Es curioso que de todas las críticas que se le pueden hacer a la ley trans haya tantos (¡TERFS!) que se centren en el borrado de las mujeres y de las familias. Como si estas cosas pudiesen borrarse por decreto.
Tanta preocupación por el borrado de las mujeres dice mucho de su concepción de la feminidad y de la ley. De la mujer no como sujeto de derecho. Sino como creación, como producto del derecho, y cuya existencia y valor depende, básicamente, del tamaño de la partida presupuestaria que le corresponda.
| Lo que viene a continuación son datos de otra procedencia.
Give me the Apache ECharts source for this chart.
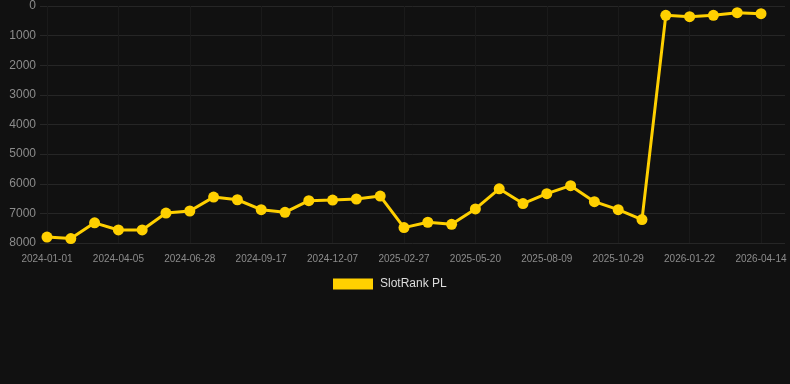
<!DOCTYPE html>
<html>
	<head>
		<meta http-equiv="Content-Type" content="text/html; charset=utf-8" />
		<title></title>
		<script type="text/javascript" src="https://cdn.jsdelivr.net/npm/echarts@6/dist/echarts.min.js"></script>
		<style>
			html, body { margin: 0; padding: 0; background: #111111; }
		</style>
	</head>
	<body>
		<div id="infoChart" style="width:790px; height:384px;"></div>
		<script type="text/javascript">
			var dates = [
			    '2024-01-01', '2024-02-02', '2024-03-05', '2024-04-05', '2024-05-03', '2024-05-31',
			    '2024-06-28', '2024-07-25', '2024-08-21', '2024-09-17', '2024-10-14', '2024-11-10',
			    '2024-12-07', '2025-01-03', '2025-01-30', '2025-02-27', '2025-03-26', '2025-04-22',
			    '2025-05-20', '2025-06-16', '2025-07-13', '2025-08-09', '2025-09-05', '2025-10-02',
			    '2025-10-29', '2025-11-26', '2025-12-24', '2026-01-22', '2026-02-18', '2026-03-17',
			    '2026-04-14'
			];
			var rankPL = [
			    7800, 7850, 7320, 7560, 7560, 6990, 6920, 6450, 6540, 6875, 6965, 6570,
			    6550, 6515, 6415, 7480, 7300, 7370, 6850, 6170, 6670, 6335, 6065, 6605,
			    6875, 7210, 315, 360, 315, 225, 260
			];
			var yTicks = [0, 8000, 1000];

			var option = {
			    backgroundColor: '#111111',
			    animation: false,
			    legend: {
			        data: [{ name: 'SlotRank PL', icon: 'rect' }],
			        top: 273,
			        left: 328,
			        itemWidth: 40,
			        itemHeight: 11,
			        itemGap: 10,
			        textStyle: { color: '#dddddd', fontSize: 12, padding: [0, 0, 0, 2] }
			    },
			    grid: [
			        { left: 47, right: 29, top: 6, bottom: 141 },
			        { left: 40, right: 5, top: 6, bottom: 141 }
			    ],
			    xAxis: [
			        {
			            type: 'category',
			            gridIndex: 0,
			            boundaryGap: false,
			            data: dates,
			            axisLine: { show: false },
			            axisTick: { show: false },
			            axisLabel: { interval: 2, color: '#8c8c8c', fontSize: 10, margin: 11 },
			            splitLine: { show: true, interval: 2, lineStyle: { color: '#1a1a1a' } }
			        },
			        {
			            type: 'value',
			            gridIndex: 1,
			            show: false,
			            min: 0,
			            max: 1
			        }
			    ],
			    yAxis: [
			        {
			            type: 'value',
			            gridIndex: 0,
			            inverse: true,
			            min: yTicks[0],
			            max: yTicks[1],
			            interval: yTicks[2],
			            axisLine: { show: false },
			            axisTick: { show: false },
			            axisLabel: {
			                color: '#8c8c8c',
			                fontSize: 12,
			                margin: 11,
			                formatter: function (v) { return String(v); }
			            },
			            splitLine: { show: false }
			        },
			        {
			            type: 'value',
			            gridIndex: 1,
			            inverse: true,
			            min: yTicks[0],
			            max: yTicks[1],
			            interval: yTicks[2],
			            axisLine: { show: false },
			            axisTick: { show: false },
			            axisLabel: { show: false },
			            splitLine: { show: true, lineStyle: { color: '#262626' } }
			        }
			    ],
			    series: [
			        {
			            name: 'SlotRank PL',
			            type: 'line',
			            xAxisIndex: 0,
			            yAxisIndex: 0,
			            data: rankPL,
			            symbol: 'circle',
			            symbolSize: 11,
			            itemStyle: { color: '#FFD000' },
			            lineStyle: { color: '#FFD000', width: 3 }
			        }
			    ]
			};

			var mychart = echarts.init(document.getElementById('infoChart'));
			mychart.setOption(option);
		</script>
	</body>
</html>
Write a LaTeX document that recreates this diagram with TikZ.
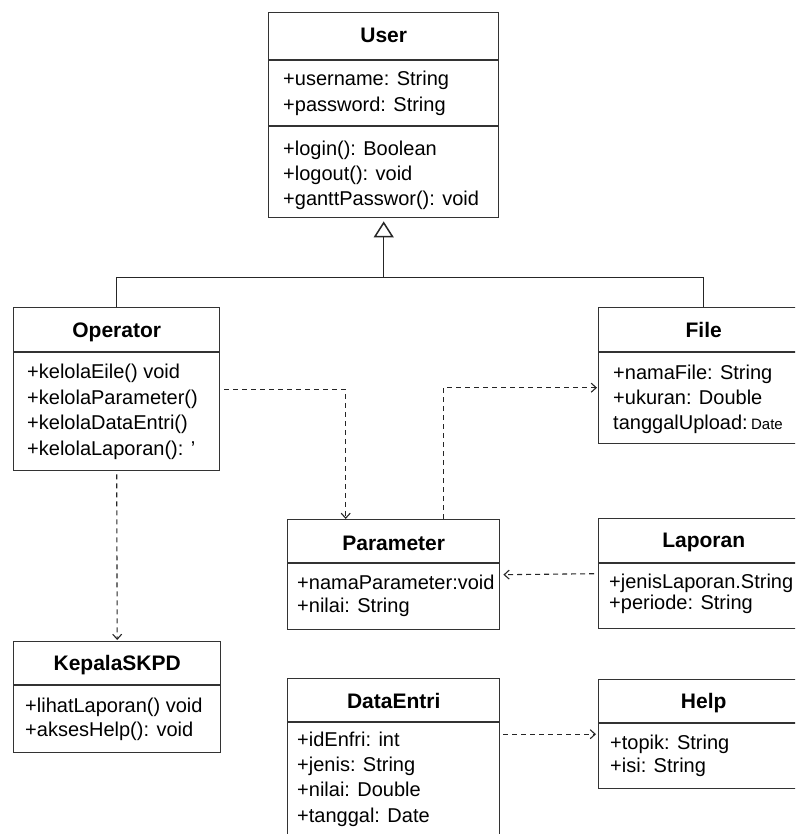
\documentclass[tikz,border=0pt]{standalone}
\usepackage{fontspec}
\setmainfont{Liberation Sans}
\usetikzlibrary{arrows.meta}

\begin{document}
\begin{tikzpicture}[
        x=1pt, y=-1pt,
        kelas/.style={draw=black!80, line width=1.4pt, anchor=north west, inner sep=0pt},
        garis/.style={black!80, line width=1.4pt},
        judul/.style={anchor=base, font=\fontsize{21}{25}\selectfont\bfseries, inner sep=0pt},
        isi/.style={anchor=base west, font=\fontsize{20}{25}\selectfont, inner sep=0pt},
        pakai/.style={black!85, line width=1.1pt, dash pattern=on 5pt off 4pt,
                      -{Straight Barb[length=5pt,width=9pt]}},
        turunan/.style={black!85, line width=1.5pt}
    ]
    \useasboundingbox (0,0) rectangle (795,834);
    \clip (0,0) rectangle (795,834);

    % Kelas User
    \node[kelas, minimum width=230pt, minimum height=205pt] (user) at (268,12) {};
    \node[judul] (user-judul) at ([yshift=-31pt]user.north) {User};
    \draw[garis] ([yshift=-48pt]user.north west) -- ([yshift=-48pt]user.north east);
    \draw[garis] ([yshift=-114pt]user.north west) -- ([yshift=-114pt]user.north east);
    \foreach \teks [count=\i] in {+username: String, +password: String}
        \node[isi] (user-atr\i) at ([xshift=15pt, yshift={-(48+26*\i)*1pt}]user.north west) {\teks};
    \foreach \teks [count=\i] in {+login(): Boolean, +logout(): void, +ganttPasswor(): void}
        \node[isi] (user-met\i) at ([xshift=15pt, yshift={-(119+25*\i)*1pt}]user.north west) {\teks};

    % Kelas Operator
    \node[kelas, minimum width=206pt, minimum height=163pt] (operator) at (13,307) {};
    \node[judul] (operator-judul) at ([yshift=-30pt]operator.north) {Operator};
    \draw[garis] ([yshift=-45pt]operator.north west) -- ([yshift=-45pt]operator.north east);
    \foreach \teks [count=\i] in {+kelolaEile() void, +kelolaParameter(), +kelolaDataEntri(), +kelolaLaporan(): '}
        \node[isi] (operator-met\i) at ([xshift=14pt, yshift={-(46+25.5*\i)*1pt}]operator.north west) {\teks};

    % Kelas File
    \node[kelas, minimum width=210pt, minimum height=136pt] (file) at (598,307) {};
    \node[judul] (file-judul) at ([yshift=-30pt]file.north) {File};
    \draw[garis] ([yshift=-45pt]file.north west) -- ([yshift=-45pt]file.north east);
    \foreach \teks [count=\i] in {+namaFile: String, +ukuran: Double,
                                  {tanggalUpload:\,{\fontsize{15}{15}\selectfont Date}}}
        \node[isi] (file-atr\i) at ([xshift=15pt, yshift={-(47+25*\i)*1pt}]file.north west) {\teks};

    % Kelas Parameter
    \node[kelas, minimum width=212pt, minimum height=110pt] (parameter) at (287,519) {};
    \node[judul] (parameter-judul) at ([yshift=-31pt]parameter.north) {Parameter};
    \draw[garis] ([yshift=-44pt]parameter.north west) -- ([yshift=-44pt]parameter.north east);
    \foreach \teks [count=\i] in {+namaParameter:void, +nilai: String}
        \node[isi] (parameter-atr\i) at ([xshift=10pt, yshift={-(47+23*\i)*1pt}]parameter.north west) {\teks};

    % Kelas Laporan
    \node[kelas, minimum width=210pt, minimum height=110pt] (laporan) at (598,518) {};
    \node[judul] (laporan-judul) at ([yshift=-29pt]laporan.north) {Laporan};
    \draw[garis] ([yshift=-45pt]laporan.north west) -- ([yshift=-45pt]laporan.north east);
    \foreach \teks [count=\i] in {+jenisLaporan.String, +periode: String}
        \node[isi] (laporan-atr\i) at ([xshift=11pt, yshift={-(49+21*\i)*1pt}]laporan.north west) {\teks};

    % Kelas KepalaSKPD
    \node[kelas, minimum width=207pt, minimum height=111pt] (kepala) at (13,641) {};
    \node[judul] (kepala-judul) at ([yshift=-29pt]kepala.north) {KepalaSKPD};
    \draw[garis] ([yshift=-44pt]kepala.north west) -- ([yshift=-44pt]kepala.north east);
    \foreach \teks [count=\i] in {+lihatLaporan() void, +aksesHelp(): void}
        \node[isi] (kepala-met\i) at ([xshift=12pt, yshift={-(47+24*\i)*1pt}]kepala.north west) {\teks};

    % Kelas DataEntri
    \node[kelas, minimum width=212pt, minimum height=170pt] (dataentri) at (287,678) {};
    \node[judul] (dataentri-judul) at ([yshift=-30pt]dataentri.north) {DataEntri};
    \draw[garis] ([yshift=-44pt]dataentri.north west) -- ([yshift=-44pt]dataentri.north east);
    \foreach \teks [count=\i] in {+idEnfri: int, +jenis: String, +nilai: Double, +tanggal: Date}
        \node[isi] (dataentri-atr\i) at ([xshift=10pt, yshift={-(43+25.3*\i)*1pt}]dataentri.north west) {\teks};

    % Kelas Help
    \node[kelas, minimum width=210pt, minimum height=109pt] (help) at (598,679) {};
    \node[judul] (help-judul) at ([yshift=-29pt]help.north) {Help};
    \draw[garis] ([yshift=-44pt]help.north west) -- ([yshift=-44pt]help.north east);
    \foreach \teks [count=\i] in {+topik: String, +isi: String}
        \node[isi] (help-atr\i) at ([xshift=12pt, yshift={-(47+23*\i)*1pt}]help.north west) {\teks};

    % Pewarisan dari User
    \coordinate (cabang) at ([yshift=-59pt]user.south);
    \draw[turunan] (operator.north) |- (cabang) -| (file.north);
    \draw[turunan, -{Triangle[open, length=16pt, width=20pt]}, shorten >=3pt] (cabang) -- (user.south);

    % Ketergantungan
    \draw[pakai] ([xshift=4pt]operator.east) -| ([xshift=-48pt]parameter.north);
    \draw[pakai] ([xshift=50pt]parameter.north) |- ([yshift=-12pt, xshift=-1pt]file.west);
    \draw[pakai] ([xshift=-4pt]laporan.west) -- ([xshift=3pt]parameter.east);
    \draw[pakai] ([xshift=3pt]dataentri.east |- help.west) -- ([xshift=-2pt]help.west);
    \draw[pakai] ([yshift=-3pt]operator.south) -- ([yshift=1pt]kepala.north);

\end{tikzpicture}
\end{document}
No pudiendo, en realidad, borrar a las mujeres, todo lo que les preocupa y todo lo que puede lograr esta ley es complicar la aplicación de las políticas de discriminación, presuntamente positivas, en las que se basa toda la pretensión legislativa del feminismo imperante.
Aunque el efecto no será, en ningún modo, la vuelta a la igualdad ante la ley. Sino, simplemente, el aumento de las incoherencias y las contradicciones, en el discurso y en la ley. Y, por lo tanto, de la arbitrariedad en su defensa y aplicación.
Lo que no se consiguió con los jueces con la ley del 'sí es sí' (doblegar la letra de la ley al espíritu de los tiempos) será mucho más fácil de lograr en todas aquellas asociaciones, instituciones y medios dedicados al asunto y dependientes del presupuesto público.
Y lo mismo pasa con las familias y con ese presunto borrado de los padres y las madres (¿qué habrán hecho con ellos? ¿quién nos hará ahora los tápers?) para sustituirlos por progenitores gestantes y no gestantes.
Da para chiste, claro. Pero quizá sólo sea porque la jerga legal tiende a lo incomprensible y, por lo tanto, a lo ridículo a los oídos descontextualizados del lego.
Decía G.K. Chesterton que "quienes hablan contra la familia no saben lo que hacen, porque no saben lo que deshacen". Seguramente tenía razón. Y la tenía más allá de la llamada a la responsabilidad parental, al cuidado de los mayores y al respeto a la institución y la sabiduría que esta nos lega.
La tenía también en la constatación de que cuando hablan de la familia realmente parece que no sepan de lo que hablan. Ni lo que es, ni lo que defiende, ni su sentido, ni su responsabilidad.
Ayer mismo nos explicaba una chica muy seria y concienciada que nuestras abuelas habían tirado su vida cuidando de los demás. Supongo que será culpa de la fatal arrogancia adolescente. O de ese miedo, tan comprensible, a envejecer. El creer que nada tiene que ver la muerte, la ceniza, con ellos.
Pero es admirable la rapidez con la que nuestras abuelas, las pobres, pasan de ser heroínas a esclavas y vuelta p'atrás. Y sólo podría parecerle normal a quien no las conozca o no las entienda.
Pero es corriente, y quizás incluso normal, que adolescentes tardíos se atrevan en sus pódcast a explicarles a sus abuelos cómo deberían haber vivido la vida para ser tan felices como (querrían ser) ellos.
Y quizás es mejor así. Que no lo entiendan. Porque En defensa de Afrodita es como muy del 2017 y el rollo este de las relaciones abiertas ahora ya no se lleva.
Porque un sociólogo de Twitter ha descubierto que el amor libre es el último invento del turbocapitalismo emocional y que lo verdaderamente revolucionario y lo que de verdad soluciona todos los problemas de la convivencia humana y asegura una vida feliz y sin dolor es la corresponsabilidad emocional y los cuidados peer to peer.
El quererse, el cuidarse, el vivir incluso juntos, preguntarse qué tal el día, hacerse la cena y criar un par de churumbeles. Vivir como nuestros abuelos, los machos tóxicos, y nuestras abuelas, las esclavas. Pero esta vez en guay. O sea, como Irene Montero y sus compis del Ministerio de Igualdad.
Hay cosas que son imposibles, como borrar la realidad a golpe de ley. Y hay cosas que son inevitables. Como que la jerga legal suene a menudo ridícula, que la izquierda tienda a la creación destructiva, que los jóvenes tengan que aprenderlo todo de nuevo. O que la naturaleza humana y sus miserias y dependencias y crueles lecciones existenciales rebrote siempre y sobreviva a sus ilusos enterradores.